Debt settlement is an option that many people suffering from high debt have considered at one time or another. The idea of settling one’s debts for a fraction of the total amount is undeniably attractive, after all. However, there are some serious pitfalls to going the debt settlement route, as well, so it is important to weigh all the pros and cons of your particular financial situation before jumping into any debt settlement or debt negotiation program.
Debt Settlement Pros and Cons
Debt settlement means taking care of your debt at a much reduced payment. Unfortunately, any debt settlement arrangement also shows up on your credit report, which can do some damage to your ability to take out new loans. In addition, debt settlement arrangements all too often carry hidden penalties and fees that can totally wipe out any financial benefits gained from the settlement arrangement in the first place. So be sure you are dealing with a scrupulous lender, and do not think that settlement is just a quick exit from a tricky maze. It carries its own costs.

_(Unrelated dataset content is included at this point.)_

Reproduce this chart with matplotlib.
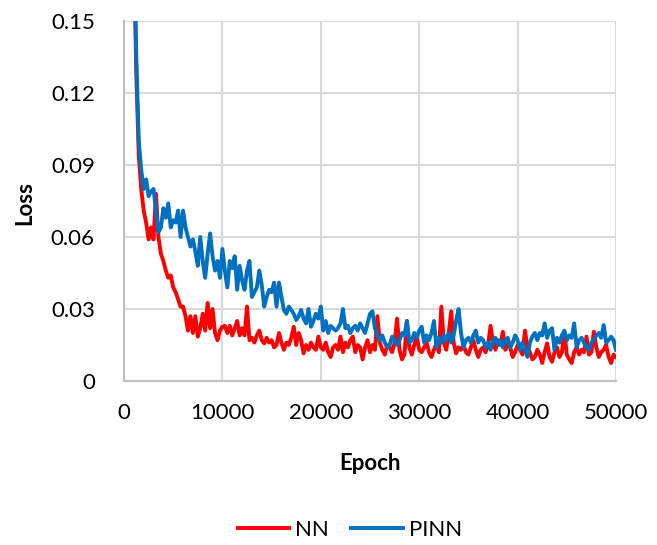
import numpy as np
import matplotlib
matplotlib.use("Agg")
from matplotlib import pyplot as plt

plt.rcParams['font.family'] = ['Lato', 'DejaVu Sans']

#Epochs (one value every 250 epochs)
epochs = np.arange(1000, 50001, 250)

#NN loss
loss_nn = [
    0.180, 0.128, 0.094, 0.080, 0.071, 0.066, 0.059, 0.064, 0.059, 0.078,
    0.060, 0.053, 0.050, 0.046, 0.043, 0.044, 0.039, 0.037, 0.034, 0.031,
    0.031, 0.027, 0.021, 0.027, 0.020, 0.027, 0.0185, 0.022, 0.028, 0.021,
    0.0325, 0.022, 0.030, 0.020, 0.017, 0.021, 0.0226, 0.023, 0.020, 0.023,
    0.019, 0.022, 0.025, 0.019, 0.022, 0.019, 0.031, 0.017, 0.018, 0.016,
    0.019, 0.021, 0.017, 0.0157, 0.018, 0.016, 0.017, 0.014, 0.015, 0.020,
    0.016, 0.013, 0.016, 0.015, 0.018, 0.0226, 0.015, 0.020, 0.017, 0.0115,
    0.015, 0.013, 0.016, 0.014, 0.013, 0.0185, 0.014, 0.013, 0.016, 0.012,
    0.010, 0.014, 0.015, 0.013, 0.0185, 0.012, 0.016, 0.014, 0.017, 0.0185,
    0.012, 0.015, 0.014, 0.009, 0.014, 0.017, 0.012, 0.015, 0.013, 0.027,
    0.016, 0.013, 0.011, 0.015, 0.014, 0.012, 0.016, 0.026, 0.013, 0.009,
    0.011, 0.025, 0.014, 0.011, 0.015, 0.0185, 0.013, 0.012, 0.014, 0.016,
    0.012, 0.010, 0.013, 0.0157, 0.012, 0.031, 0.016, 0.013, 0.020, 0.029,
    0.016, 0.0115, 0.014, 0.013, 0.015, 0.012, 0.011, 0.014, 0.017, 0.013,
    0.010, 0.013, 0.014, 0.012, 0.015, 0.023, 0.016, 0.013, 0.017, 0.015,
    0.0205, 0.013, 0.016, 0.014, 0.010, 0.012, 0.015, 0.013, 0.011, 0.021,
    0.014, 0.012, 0.009, 0.010, 0.013, 0.011, 0.0075, 0.012, 0.0157, 0.010,
    0.008, 0.012, 0.014, 0.010, 0.012, 0.0205, 0.011, 0.009, 0.0075, 0.012,
    0.014, 0.011, 0.013, 0.012, 0.0185, 0.011, 0.012, 0.0205, 0.014, 0.010,
    0.012, 0.013, 0.015, 0.010, 0.0075, 0.011, 0.010]

#PINN loss
loss_pinn = [
    0.190, 0.135, 0.100, 0.088, 0.080, 0.084, 0.077, 0.079, 0.080, 0.071,
    0.062, 0.064, 0.072, 0.068, 0.074, 0.064, 0.067, 0.066, 0.071, 0.060,
    0.071, 0.064, 0.060, 0.056, 0.059, 0.054, 0.048, 0.060, 0.050, 0.043,
    0.053, 0.0615, 0.052, 0.046, 0.050, 0.043, 0.055, 0.046, 0.039, 0.050,
    0.047, 0.052, 0.038, 0.048, 0.042, 0.038, 0.046, 0.050, 0.035, 0.037,
    0.039, 0.046, 0.040, 0.031, 0.035, 0.038, 0.037, 0.041, 0.031, 0.041,
    0.035, 0.0296, 0.028, 0.031, 0.0296, 0.028, 0.0254, 0.027, 0.0296, 0.026,
    0.024, 0.030, 0.0226, 0.025, 0.028, 0.026, 0.031, 0.021, 0.025, 0.020,
    0.023, 0.022, 0.021, 0.022, 0.024, 0.030, 0.022, 0.023, 0.020, 0.022,
    0.023, 0.021, 0.024, 0.022, 0.020, 0.024, 0.028, 0.029, 0.022, 0.019,
    0.017, 0.019, 0.016, 0.014, 0.015, 0.0185, 0.017, 0.015, 0.017, 0.020,
    0.019, 0.025, 0.016, 0.017, 0.020, 0.018, 0.021, 0.0226, 0.016, 0.019,
    0.017, 0.020, 0.025, 0.014, 0.018, 0.016, 0.019, 0.017, 0.020, 0.016,
    0.019, 0.025, 0.030, 0.020, 0.014, 0.017, 0.018, 0.016, 0.019, 0.021,
    0.016, 0.018, 0.017, 0.014, 0.016, 0.013, 0.017, 0.018, 0.015, 0.017,
    0.014, 0.017, 0.018, 0.014, 0.016, 0.019, 0.017, 0.013, 0.016, 0.013,
    0.010, 0.016, 0.0185, 0.020, 0.017, 0.020, 0.019, 0.024, 0.018, 0.021,
    0.022, 0.013, 0.018, 0.016, 0.019, 0.021, 0.017, 0.019, 0.018, 0.024,
    0.014, 0.017, 0.018, 0.016, 0.014, 0.013, 0.016, 0.017, 0.019, 0.020,
    0.018, 0.0233, 0.016, 0.017, 0.0185, 0.017, 0.013]

x_ticks = [0, 10000, 20000, 30000, 40000, 50000]
y_ticks = [0, 0.03, 0.06, 0.09, 0.12, 0.15]
y_labels = ['0', '0.03', '0.06', '0.09', '0.12', '0.15']

#%%
fig = plt.figure(figsize=(6.57, 5.45), dpi=100)
ax = fig.add_axes([124/657, 1-381/545, 492/657, 360/545])

ax.plot(epochs, loss_nn, c='#FF0000', lw=2.8, label='NN', solid_joinstyle='round')
ax.plot(epochs, loss_pinn, c='#0070C0', lw=2.8, label='PINN', solid_joinstyle='round')

#Formatting
ax.set_xlim(0, 50000)
ax.set_ylim(0, 0.15)
ax.set_xticks(x_ticks)
ax.set_xticklabels([str(t) for t in x_ticks])
ax.set_yticks(y_ticks)
ax.set_yticklabels(y_labels)
ax.tick_params(length=0, labelsize=16, colors='#000000')
ax.tick_params(axis='x', pad=16)
ax.tick_params(axis='y', pad=21)
ax.grid(True, color='#D9D9D9', lw=1.5)
ax.set_axisbelow(True)
for side in ['top', 'right']:
    ax.spines[side].set_visible(False)
for side in ['left', 'bottom']:
    ax.spines[side].set_color('#BFBFBF')
    ax.spines[side].set_linewidth(1.5)

ax.set_xlabel('Epoch', fontsize=16, fontweight='bold', va='center')
ax.set_ylabel('Loss', fontsize=16, fontweight='bold', va='center')
ax.xaxis.set_label_coords(0.5, (381-463)/360)
ax.yaxis.set_label_coords((25-124)/492, (381-203)/360)

fig.legend(loc='center', bbox_to_anchor=(350/657, 1-530/545), ncol=2, frameon=False,
           fontsize=16, handlelength=2.3, columnspacing=1.0, handletextpad=0.3)

plt.savefig("out.png")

If you do decide on a debt settlement plan with your lender, make sure it is a plan you can reasonably keep! This seemingly simple point is overlooked all the time. Whether it is because borrowers are afraid to ask to settle for too low an amount, or whether they are talked into a higher payment during debt negotiations, if the settlement amount is higher than what you can afford, the whole settlement will become moot in a very short time. When that happens, the delinquent loan will be referred to collections, which will further hurt your credit, and you end up doubly worse off than when you started debt negotiations.
The bottom line is to be smart about your options. Debt settlement is attractive, but carries some steep penalties in many cases. Don’t jump at an offer that seems too good to be true; it probably is.